Much terrorist influence was removed from Iraq last year, Vines said, as the result of several U.S. military offensives targeted against insurgents operating in Anbar province and along the Iraq-Syrian border.

The Anbar area was a hotbed of terrorist and criminal activity, other U.S. military officials have said, with smugglers assisting foreign terrorists in crossing the Syrian border into Iraq, and on into the Euphrates River Valley or Baghdad.

Terrorists also intimidated Sunni Arabs and other groups living in Anbar province in efforts to keep them from participating in the political process of the new Iraq, Vines said.

Vines said foreign fighters now comprise a small portion of terrorist activity in Iraq, with the majority being disaffected Iraqis who'd been followers of deposed dictator Saddam Hussein. Other terrorists simply don't want U.S. or other foreign troops in Iraq, the general said.

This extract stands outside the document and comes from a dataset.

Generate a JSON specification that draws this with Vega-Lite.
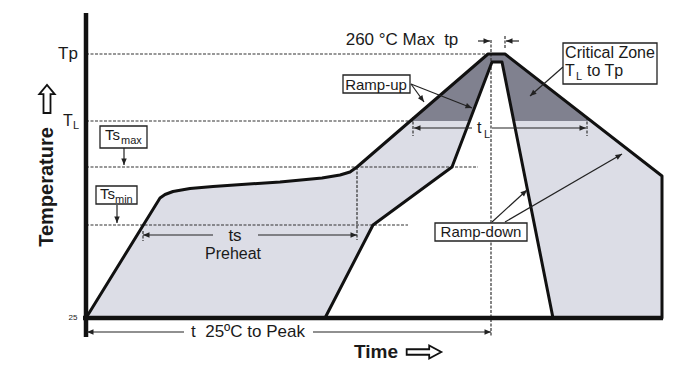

Asked by a reporter about the whereabouts of enemy forces engaged during last year's fighting in Anbar province, Vines responded: "Many of them are dead." The general also said some Iraqis who are tired of violence and other terrorist interference in their lives have begun to attack al Qaeda operatives.

Citing recent intelligence reports, Vines reiterated, "There are a fair number of indicators that tell us, currently, al Qaeda in Iraq is in disarray."

"Does it have the capability to regenerate? Unfortunately, it could," he said. "But we must keep the pressure on."

Vines soon will return stateside after nearly a year's tour of duty in Iraq. His successor is Army Lt. Gen. Peter W. Chiarelli, who will lead the U.S. Army's 5th Corps in Iraq.

In 2004-05, Chiarelli, then a major general, commanded the 1st Cavalry Division in Iraq.